I want to ask you a question. How credible do you think you are?
It’s a question aimed mainly at those of you who work in corporate recruiting and talent acquisition although I guess it could apply to lots of us.
And the reason I ask is that we did a webinar and a follow up paper recently looking at the process of assessing, buying and deploying HR and recruitment technology, and one of the speakers was Alex Wilson.
Watch the vlog here:
Alex used to be the Group HR Director at BT so he is well versed in making big decisions about HR tech spend and his three key points in his decision making process were:
- Are there measurable outcomes over a timeline with some associated risk analysis
- Who are the other internal sponsors of the business case
- How credible are you
It wasn’t meant as an insult. In fact I would say it’s just a variation on what investors will ask about a CEO or a management team when they are considering an investment. They call it ‘backable’ rather than credible but it’s essentially the same thing.
And it occurred to me that this may not be a question you ask yourself when you’re preparing your business case for what ever it is your asking for.
Now it may be you are well established in your particular organization with a track record of delivering large complex projects on time and on budget.
Or it may be that whatever you’re asking for is a major step up from previous projects.
Or perhaps you’re relatively new to your employer and even if you have a great track record previously it’s pretty standard to have to work that bit harder to get your plans accepted if this is your first time of asking.
So, of course, credibility is contextual.
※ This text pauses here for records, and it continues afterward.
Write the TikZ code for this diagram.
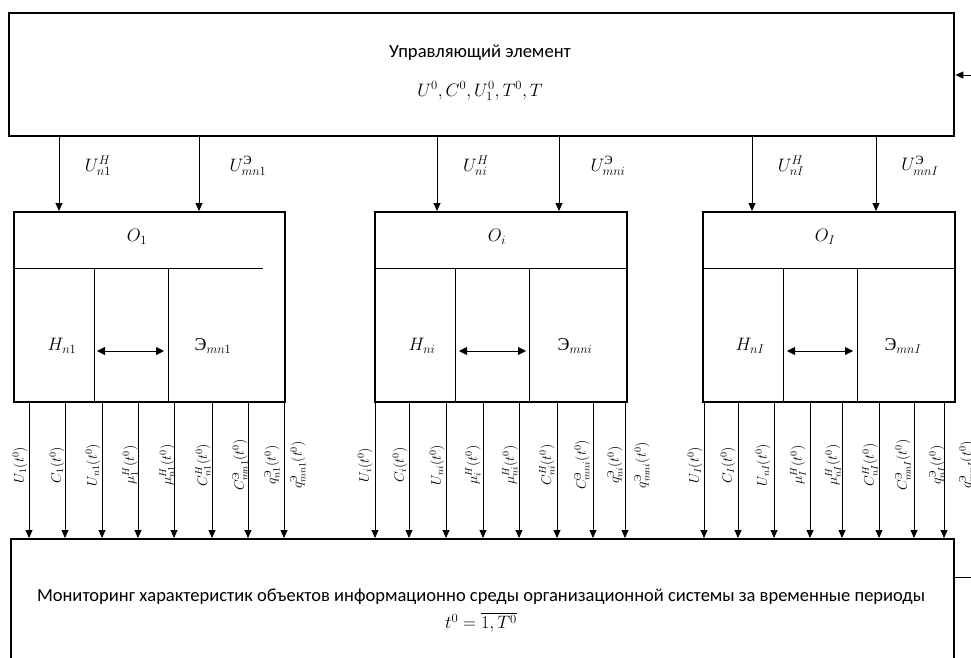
\RequirePackage{fix-cm}
\documentclass[tikz,border=0pt]{standalone}
\usepackage{amsmath}
\usepackage[no-math]{fontspec}
\setmainfont{Carlito}
\newfontfamily\cyrserif{Liberation Serif}
\usetikzlibrary{arrows.meta}
\newcommand{\Ee}{\text{\cyrserif Э}}
\tikzset{
  bigbox/.style={draw, line width=2.4pt, inner sep=0pt, anchor=north west},
  arr/.style={line width=0.9pt, -{Triangle[length=8pt,width=7pt]}},
  dbl/.style={line width=0.9pt, {Triangle[length=8pt,width=8pt]}-{Triangle[length=8pt,width=8pt]}},
  thin/.style={line width=0.9pt},
  lbl/.style={font=\fontsize{18}{21}\selectfont, inner sep=0pt},
  rlbl/.style={rotate=90, font=\fontsize{14}{16}\selectfont, inner sep=0pt},
  ttl/.style={font=\fontsize{18.6}{22}\selectfont, inner sep=0pt},
  ttlb/.style={font=\fontsize{18.5}{22}\selectfont, inner sep=0pt}
}
\begin{document}
\begin{tikzpicture}[x=1pt,y=-1pt]
\useasboundingbox (0,0) rectangle (971,658);
\clip (0,0) rectangle (971,658);

% top control element
\node[bigbox, minimum width=945, minimum height=123] (ctrl) at (8,12) {};
\node[ttl] (ctrlt) at (480,53) {Управляющий элемент};
\node[lbl] (ctrlf) at (480,91) {$U^0,C^0,U_1^0,T^0,T$};
\coordinate (fbin) at (971,75);
\draw[arr] (fbin) -- (fbin -| ctrl.east);

% object boxes
\node[bigbox, minimum width=271, minimum height=190] (o1) at (13,211) {};
\node[bigbox, minimum width=252, minimum height=190] (o2) at (374,211) {};
\node[bigbox, minimum width=252, minimum height=190] (o3) at (702,211) {};

% bottom monitoring box
\node[bigbox, minimum width=943, minimum height=170] (mon) at (10,538) {};
\node[ttlb] (mont) at (481,597) {Мониторинг характеристик объектов информационно среды организационной системы за временные периоды};
\node[lbl] (monf) at (481,622) {$t^0=\overline{1,T^0}$};
\coordinate (fbout) at (971,577);
\draw[thin] (fbout -| mon.east) -- (fbout);

% object internals
% box 1
\draw[thin] (13,268) -- (263,268);
\draw[thin] (94,268) -- (94,401);
\draw[thin] (168,268) -- (168,401);
\node[lbl] (o1t) at (137,237) {$O_1$};
\node[lbl] (h1) at (62,346) {$H_{n1}$};
\node[lbl] (e1) at (213,346) {$\Ee_{mn1}$};
\coordinate (d1a) at (97,351); \coordinate (d1b) at (164,351);
\draw[dbl] (d1a) -- (d1b);
% box 2
\draw[thin] (374,268) -- (626,268);
\draw[thin] (455,268) -- (455,401);
\draw[thin] (529,268) -- (529,401);
\node[lbl] (o2t) at (497,237) {$O_i$};
\node[lbl] (h2) at (422,346) {$H_{ni}$};
\node[lbl] (e2) at (575,346) {$\Ee_{mni}$};
\coordinate (d2a) at (459,351); \coordinate (d2b) at (526,351);
\draw[dbl] (d2a) -- (d2b);
% box 3
\draw[thin] (702,268) -- (954,268);
\draw[thin] (783,268) -- (783,401);
\draw[thin] (857,268) -- (857,401);
\node[lbl] (o3t) at (825,237) {$O_I$};
\node[lbl] (h3) at (750,346) {$H_{nI}$};
\node[lbl] (e3) at (903,346) {$\Ee_{mnI}$};
\coordinate (d3a) at (787,351); \coordinate (d3b) at (853,351);
\draw[dbl] (d3a) -- (d3b);

% control arrows
\foreach \x/\n in {59/o1,199/o1,437/o2,559/o2,752/o3,876/o3}{
  \draw[arr] (ctrl.south -| \x,0) -- (\n.north -| \x,0);
}
\node[lbl] (u1h) at (98,166) {$U_{n1}^{H}$};
\node[lbl] (u1e) at (248,166) {$U_{mn1}^{\Ee}$};
\node[lbl] (u2h) at (476,166) {$U_{ni}^{H}$};
\node[lbl] (u2e) at (608,166) {$U_{mni}^{\Ee}$};
\node[lbl] (u3h) at (791,166) {$U_{nI}^{H}$};
\node[lbl] (u3e) at (920,166) {$U_{mnI}^{\Ee}$};

% output arrows
\foreach \x in {29,65,102,138,174,212,248,284}{
  \draw[arr] (o1.south -| \x,0) -- (mon.north -| \x,0);
}
\foreach \x in {375,409,446,483,519,557,593,625}{
  \draw[arr] (o2.south -| \x,0) -- (mon.north -| \x,0);
}
\foreach \x in {704,738,774,810,842,879,914,944}{
  \draw[arr] (o3.south -| \x,0) -- (mon.north -| \x,0);
}

% output labels
\foreach \x/\t in {20/{U_1(t^0)},57/{C_1(t^0)},93/{U_{n1}(t^0)},130/{\mu_1^H(t^0)},167/{\mu_{n1}^H(t^0)},203/{C_{n1}^H(t^0)},240/{C_{mn1}^{\Ee}(t^0)},272/{q_{n1}^{\Ee}(t^0)},298/{q_{mn1}^{\Ee}(t^0)}}{
  \node[rlbl] at (\x,465) {$\t$};
}
\foreach \x/\t in {365/{U_i(t^0)},400/{C_i(t^0)},437/{U_{ni}(t^0)},473/{\mu_i^H(t^0)},510/{\mu_{ni}^H(t^0)},547/{C_{ni}^H(t^0)},582/{C_{mni}^{\Ee}(t^0)},615/{q_{ni}^{\Ee}(t^0)},642/{q_{mni}^{\Ee}(t^0)}}{
  \node[rlbl] at (\x,465) {$\t$};
}
\foreach \x/\t in {695/{U_I(t^0)},728/{C_I(t^0)},763/{U_{nI}(t^0)},798/{\mu_I^H(t^0)},833/{\mu_{nI}^H(t^0)},870/{C_{nI}^H(t^0)},903/{C_{mnI}^{\Ee}(t^0)},937/{q_{nI}^{\Ee}(t^0)},967/{q_{mnI}^{\Ee}(t^0)}}{
  \node[rlbl] at (\x,465) {$\t$};
}
\end{tikzpicture}
\end{document}
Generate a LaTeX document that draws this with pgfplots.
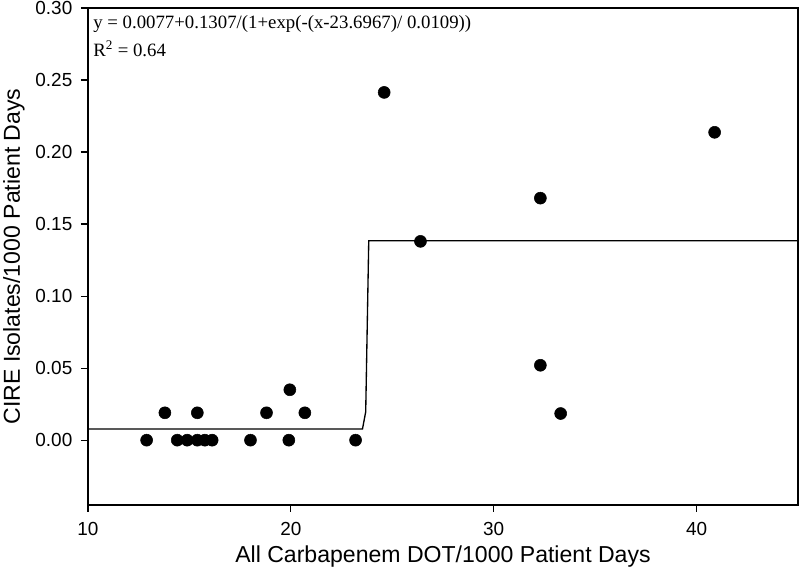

And it’s perishable. If your last big project was, say, more than 5 years ago, then don’t automatically assume your credibility is as strong as it was.
So it’s always a good idea to set yourself the ‘credibility challenge’ because if you can spot where there might be an issue and show you’ve recognised it, more often than not that will help rather hinder your cause.
And this is more important than ever because even if you have a stellar track record, all of us are in uncharted territory.
The scale of the challenges your organizations face and the speed with which you will be expected to respond are most likely different from anything you will have experienced in your career so far.
So one of the guaranteed results of this crisis is that the value of your personal credibility will go up or down, whether you like it or not because doing nothing definitely isn’t an option!
Demonstrating knowledge and insight rather than opinion elevates credibility. This can be internally focused and for TA leaders a detailed understanding of your internal metrics is crucial. However this insight becomes even more powerful if you can also demonstrate knowledge of the external market.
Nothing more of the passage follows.